Requirements: Pictures excluded, reproduce exactly the lines below from the one with "Write the TikZ code for this diagram." through the one with "distance = 0.7cm]", both included.

Input material:
- - - - - - -
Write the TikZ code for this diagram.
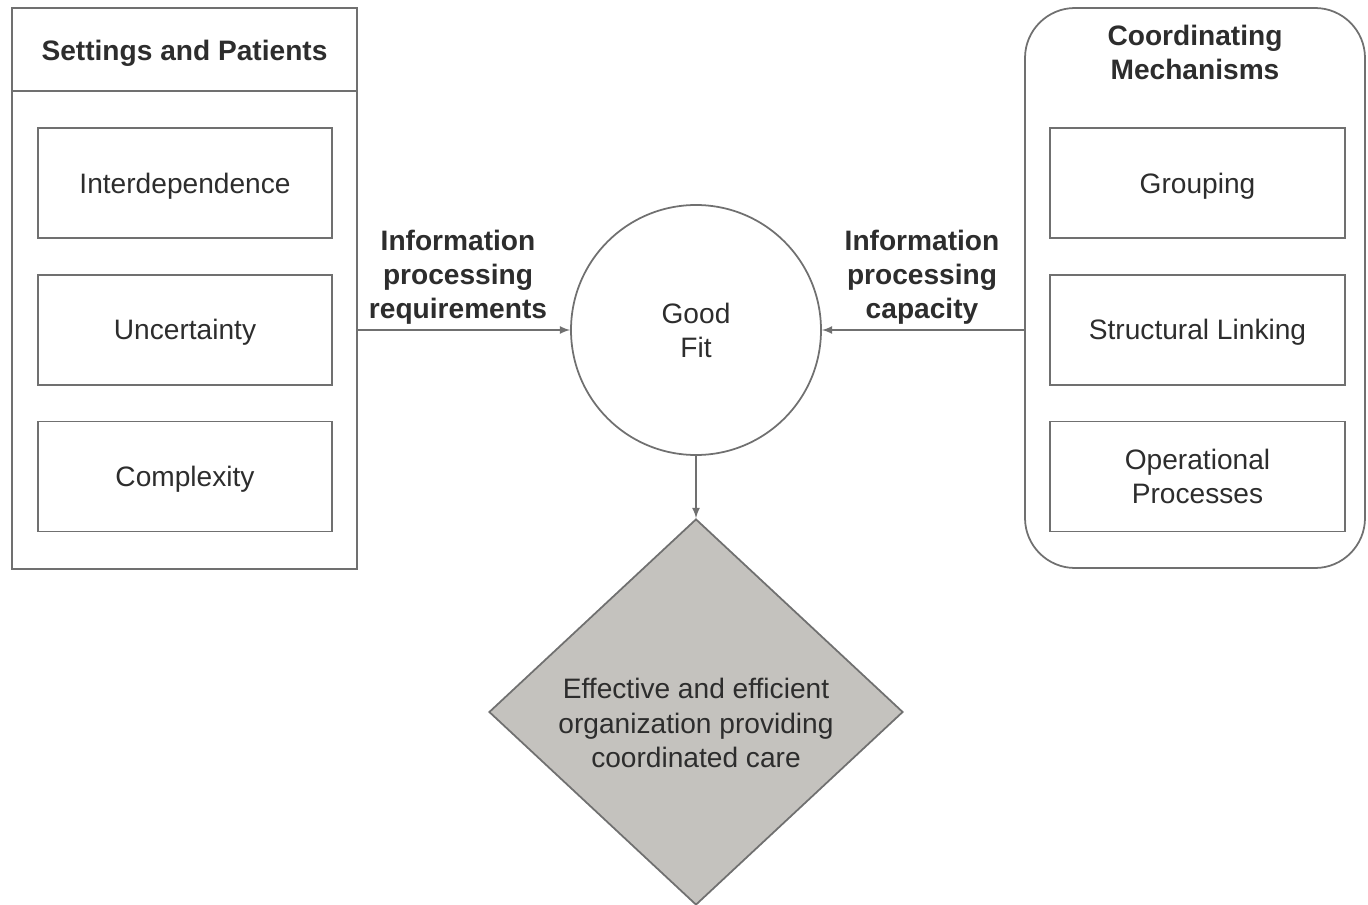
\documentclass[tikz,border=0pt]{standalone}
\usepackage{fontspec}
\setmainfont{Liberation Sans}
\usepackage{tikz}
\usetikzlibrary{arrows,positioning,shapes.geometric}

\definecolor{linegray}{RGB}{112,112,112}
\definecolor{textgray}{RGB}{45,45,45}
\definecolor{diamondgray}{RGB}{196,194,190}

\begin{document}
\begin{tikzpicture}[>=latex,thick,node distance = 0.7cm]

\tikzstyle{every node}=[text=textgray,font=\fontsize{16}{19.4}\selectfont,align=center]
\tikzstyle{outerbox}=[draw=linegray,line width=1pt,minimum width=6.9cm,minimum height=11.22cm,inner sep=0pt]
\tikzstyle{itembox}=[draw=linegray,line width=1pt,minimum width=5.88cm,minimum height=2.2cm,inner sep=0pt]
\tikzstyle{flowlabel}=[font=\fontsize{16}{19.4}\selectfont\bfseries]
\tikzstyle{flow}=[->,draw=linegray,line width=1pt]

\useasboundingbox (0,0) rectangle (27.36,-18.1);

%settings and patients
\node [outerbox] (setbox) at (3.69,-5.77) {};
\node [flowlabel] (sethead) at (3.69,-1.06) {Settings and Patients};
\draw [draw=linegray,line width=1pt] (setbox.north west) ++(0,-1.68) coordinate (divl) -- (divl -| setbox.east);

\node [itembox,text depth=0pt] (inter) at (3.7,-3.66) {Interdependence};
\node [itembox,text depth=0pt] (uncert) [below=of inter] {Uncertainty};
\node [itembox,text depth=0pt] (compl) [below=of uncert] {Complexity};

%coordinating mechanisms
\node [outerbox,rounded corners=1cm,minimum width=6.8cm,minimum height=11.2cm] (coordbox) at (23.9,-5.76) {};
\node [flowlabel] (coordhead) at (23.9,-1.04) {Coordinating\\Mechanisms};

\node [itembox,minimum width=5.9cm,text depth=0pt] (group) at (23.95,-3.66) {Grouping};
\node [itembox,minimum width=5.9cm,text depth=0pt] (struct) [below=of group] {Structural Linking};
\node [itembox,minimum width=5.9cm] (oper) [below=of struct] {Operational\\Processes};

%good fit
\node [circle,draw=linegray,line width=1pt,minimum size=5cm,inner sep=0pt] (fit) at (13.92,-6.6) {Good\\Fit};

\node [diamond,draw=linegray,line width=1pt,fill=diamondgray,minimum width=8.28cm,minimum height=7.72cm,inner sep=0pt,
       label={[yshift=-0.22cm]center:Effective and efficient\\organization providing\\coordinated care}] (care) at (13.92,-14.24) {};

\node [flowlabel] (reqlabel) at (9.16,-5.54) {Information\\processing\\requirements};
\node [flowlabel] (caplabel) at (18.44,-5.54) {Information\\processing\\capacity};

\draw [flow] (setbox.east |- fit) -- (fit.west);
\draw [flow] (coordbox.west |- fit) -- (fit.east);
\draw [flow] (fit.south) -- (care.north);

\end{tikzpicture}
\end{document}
- - - - - - -
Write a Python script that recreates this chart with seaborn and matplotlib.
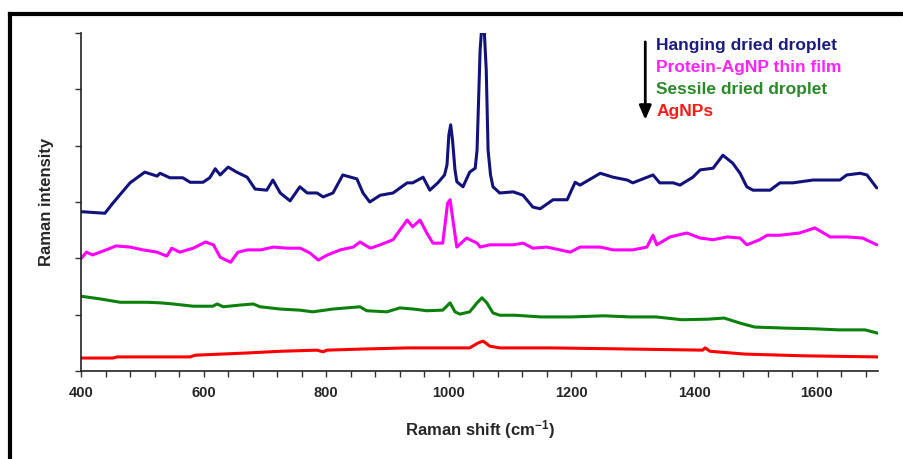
- - - - - - -
Finished task:
Write the TikZ code for this diagram.
\documentclass[tikz,border=0pt]{standalone}
\usepackage{fontspec}
\setmainfont{Liberation Sans}
\usepackage{tikz}
\usetikzlibrary{arrows,positioning,shapes.geometric}

\definecolor{linegray}{RGB}{112,112,112}
\definecolor{textgray}{RGB}{45,45,45}
\definecolor{diamondgray}{RGB}{196,194,190}

\begin{document}
\begin{tikzpicture}[>=latex,thick,node distance = 0.7cm]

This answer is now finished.